Here are some example analysis tasks you can perform:

In [None]:
# Example 1: Statistical Analysis
analysis_manager.ask_question("""
Perform a statistical analysis of the numeric columns:
1. Calculate correlations
2. Test for normal distribution
3. Identify potential outliers
4. Create box plots for visualization
""")

# Example 2: Time Series Analysis
analysis_manager.ask_question("""
Analyze the temporal patterns in the data:
1. Plot trends over time
2. Check for seasonality
3. Calculate moving averages
4. Identify any significant changes
""")

# Example 3: Predictive Analysis
analysis_manager.ask_question("""
Build a simple predictive model:
1. Prepare the data (split features/target)
2. Create a basic regression model
3. Evaluate the model performance
4. Visualize the predictions vs actual values
""")

## Handling Generated Files

Code Interpreter can generate various types of files.
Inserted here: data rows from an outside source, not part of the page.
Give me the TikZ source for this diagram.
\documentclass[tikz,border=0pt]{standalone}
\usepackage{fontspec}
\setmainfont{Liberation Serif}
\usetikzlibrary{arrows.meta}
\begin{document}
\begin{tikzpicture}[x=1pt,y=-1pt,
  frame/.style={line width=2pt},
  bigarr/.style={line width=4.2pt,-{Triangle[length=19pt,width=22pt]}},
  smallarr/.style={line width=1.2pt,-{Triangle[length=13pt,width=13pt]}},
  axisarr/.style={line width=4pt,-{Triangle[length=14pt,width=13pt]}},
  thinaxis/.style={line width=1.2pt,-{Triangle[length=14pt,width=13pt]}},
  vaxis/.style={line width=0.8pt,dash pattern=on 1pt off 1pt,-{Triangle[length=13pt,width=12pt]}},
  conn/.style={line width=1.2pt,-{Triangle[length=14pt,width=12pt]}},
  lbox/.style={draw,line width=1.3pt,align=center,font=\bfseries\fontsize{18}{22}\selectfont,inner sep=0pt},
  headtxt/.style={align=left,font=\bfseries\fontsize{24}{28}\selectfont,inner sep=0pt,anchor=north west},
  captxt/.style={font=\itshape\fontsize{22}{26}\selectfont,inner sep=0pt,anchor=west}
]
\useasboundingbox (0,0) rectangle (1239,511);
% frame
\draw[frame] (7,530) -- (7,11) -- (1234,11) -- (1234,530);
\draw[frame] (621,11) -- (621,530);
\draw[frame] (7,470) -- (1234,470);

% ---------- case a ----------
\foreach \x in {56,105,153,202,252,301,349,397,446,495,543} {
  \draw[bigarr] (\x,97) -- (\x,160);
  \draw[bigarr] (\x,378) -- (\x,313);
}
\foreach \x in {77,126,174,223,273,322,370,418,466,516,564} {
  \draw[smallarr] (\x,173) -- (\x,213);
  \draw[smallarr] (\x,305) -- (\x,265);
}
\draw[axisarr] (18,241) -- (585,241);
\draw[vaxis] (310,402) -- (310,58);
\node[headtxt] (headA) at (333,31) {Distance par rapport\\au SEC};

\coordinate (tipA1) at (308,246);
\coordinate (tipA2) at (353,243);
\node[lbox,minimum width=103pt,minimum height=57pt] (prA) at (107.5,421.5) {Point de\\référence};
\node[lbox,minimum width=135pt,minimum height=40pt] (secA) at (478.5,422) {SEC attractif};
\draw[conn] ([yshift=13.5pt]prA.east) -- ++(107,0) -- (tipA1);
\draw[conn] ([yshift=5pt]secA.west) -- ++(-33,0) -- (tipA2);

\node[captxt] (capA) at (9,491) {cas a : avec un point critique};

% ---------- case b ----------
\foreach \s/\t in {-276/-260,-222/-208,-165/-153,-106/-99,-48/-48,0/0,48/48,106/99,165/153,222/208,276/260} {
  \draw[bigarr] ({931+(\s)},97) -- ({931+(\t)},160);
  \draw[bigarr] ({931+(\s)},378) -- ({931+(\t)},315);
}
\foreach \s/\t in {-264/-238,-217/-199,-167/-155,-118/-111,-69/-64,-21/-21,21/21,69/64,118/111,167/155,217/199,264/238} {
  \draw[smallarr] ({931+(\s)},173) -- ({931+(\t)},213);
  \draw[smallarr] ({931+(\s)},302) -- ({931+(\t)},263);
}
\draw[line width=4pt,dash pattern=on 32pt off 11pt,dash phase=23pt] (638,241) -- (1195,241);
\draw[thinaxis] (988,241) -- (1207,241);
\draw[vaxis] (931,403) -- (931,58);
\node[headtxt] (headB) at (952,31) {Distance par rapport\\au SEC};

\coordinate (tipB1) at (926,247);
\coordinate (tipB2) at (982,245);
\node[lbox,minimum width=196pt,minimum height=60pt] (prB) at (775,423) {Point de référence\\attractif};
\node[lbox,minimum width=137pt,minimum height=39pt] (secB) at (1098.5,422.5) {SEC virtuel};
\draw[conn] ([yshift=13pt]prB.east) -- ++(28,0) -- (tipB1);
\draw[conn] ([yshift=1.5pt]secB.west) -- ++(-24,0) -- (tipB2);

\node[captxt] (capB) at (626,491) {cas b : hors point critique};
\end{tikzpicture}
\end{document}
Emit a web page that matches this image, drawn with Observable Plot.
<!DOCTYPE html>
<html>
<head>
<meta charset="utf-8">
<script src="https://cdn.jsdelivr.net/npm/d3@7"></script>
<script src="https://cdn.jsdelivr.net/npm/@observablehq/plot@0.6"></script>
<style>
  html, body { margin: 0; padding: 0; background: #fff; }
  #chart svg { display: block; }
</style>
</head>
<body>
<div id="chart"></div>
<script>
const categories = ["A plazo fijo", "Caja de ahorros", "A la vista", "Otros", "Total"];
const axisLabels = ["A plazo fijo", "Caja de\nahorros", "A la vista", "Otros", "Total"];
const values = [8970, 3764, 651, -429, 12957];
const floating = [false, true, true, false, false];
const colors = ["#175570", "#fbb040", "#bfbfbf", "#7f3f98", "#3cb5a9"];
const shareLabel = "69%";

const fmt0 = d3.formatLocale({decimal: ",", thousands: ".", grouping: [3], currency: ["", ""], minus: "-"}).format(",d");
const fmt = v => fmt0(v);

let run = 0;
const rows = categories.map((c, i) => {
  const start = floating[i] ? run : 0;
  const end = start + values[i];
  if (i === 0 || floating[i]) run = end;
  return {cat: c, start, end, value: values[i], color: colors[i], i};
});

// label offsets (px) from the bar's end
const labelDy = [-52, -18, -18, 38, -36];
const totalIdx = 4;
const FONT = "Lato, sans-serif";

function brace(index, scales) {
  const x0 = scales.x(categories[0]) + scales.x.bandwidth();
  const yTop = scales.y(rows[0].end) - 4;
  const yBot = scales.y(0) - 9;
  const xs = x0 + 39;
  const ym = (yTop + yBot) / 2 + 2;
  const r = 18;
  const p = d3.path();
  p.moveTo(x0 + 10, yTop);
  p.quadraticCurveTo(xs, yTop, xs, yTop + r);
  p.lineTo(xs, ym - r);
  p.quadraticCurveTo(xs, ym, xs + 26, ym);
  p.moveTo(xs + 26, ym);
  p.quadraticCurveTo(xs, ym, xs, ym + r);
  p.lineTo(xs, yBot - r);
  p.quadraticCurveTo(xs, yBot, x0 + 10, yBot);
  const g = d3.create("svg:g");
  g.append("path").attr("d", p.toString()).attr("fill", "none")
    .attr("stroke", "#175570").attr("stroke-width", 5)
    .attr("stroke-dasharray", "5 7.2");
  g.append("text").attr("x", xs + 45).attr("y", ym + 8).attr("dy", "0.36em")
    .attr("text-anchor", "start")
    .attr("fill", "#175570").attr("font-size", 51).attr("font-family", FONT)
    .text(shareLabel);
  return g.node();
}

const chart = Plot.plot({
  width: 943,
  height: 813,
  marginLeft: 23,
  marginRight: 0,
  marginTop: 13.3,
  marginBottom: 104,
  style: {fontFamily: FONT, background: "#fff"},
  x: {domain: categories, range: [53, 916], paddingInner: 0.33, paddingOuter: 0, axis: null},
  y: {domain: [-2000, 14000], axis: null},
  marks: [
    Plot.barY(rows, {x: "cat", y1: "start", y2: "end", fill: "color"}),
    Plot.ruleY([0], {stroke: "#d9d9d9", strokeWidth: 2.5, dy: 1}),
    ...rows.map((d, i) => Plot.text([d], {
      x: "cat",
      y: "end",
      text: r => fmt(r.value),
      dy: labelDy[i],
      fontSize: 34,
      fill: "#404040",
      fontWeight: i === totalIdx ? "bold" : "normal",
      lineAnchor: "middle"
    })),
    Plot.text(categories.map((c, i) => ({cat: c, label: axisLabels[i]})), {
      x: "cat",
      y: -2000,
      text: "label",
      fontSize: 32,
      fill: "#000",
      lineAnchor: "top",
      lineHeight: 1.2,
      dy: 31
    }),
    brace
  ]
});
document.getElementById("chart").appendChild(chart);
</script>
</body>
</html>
Here's how to handle them:

In [None]:
def handle_generated_files(message):
    """Process files generated by Code Interpreter"""
    generated_files = []
    
    for content in message.content:
        if content.type == 'image_file':
            generated_files.append({
                'type': 'image',
                'file_id': content.image_file.file_id
            })
        elif content.type == 'text':
            # Check for file path annotations
            for annotation in content.text.annotations:
                if hasattr(annotation, 'file_path'):
                    generated_files.append({
                        'type': 'data',
                        'file_id': annotation.file_path.file_id
                    })
    
    return generated_files

## Best Practices and Tips

1. **File Handling**:
   - Keep files under 512 MB
   - Use supported file formats (CSV, JSON, XLSX, etc.)
   - Clean up downloaded files when no longer needed

2. **Code Execution**:
   - Monitor execution outputs for errors
   - Handle generated files appropriately
   - Keep track of file IDs for later reference

3. **Analysis Flow**:
   - Start with exploratory analysis
   - Break down complex analyses into steps
   - Save important visualizations and results

## Cleanup Function

In [None]:
def cleanup_resources(file_ids=None):
    """Clean up uploaded and generated files"""
    if file_ids:
        for file_id in file_ids:
            try:
                client.files.delete(file_id)
                print(f"Deleted file: {file_id}")
            except Exception as e:
                print(f"Error deleting file: {e}")

## Conclusion

We've built a comprehensive data analysis system using OpenAI's Assistants API with Code Interpreter. The system can:
- Handle data file uploads and downloads
- Perform complex analyses
- Generate visualizations
- Create detailed reports

Try experimenting with different types of analyses and data files to explore the full capabilities of Code Interpreter. Remember to handle your files and API resources responsibly in production environments.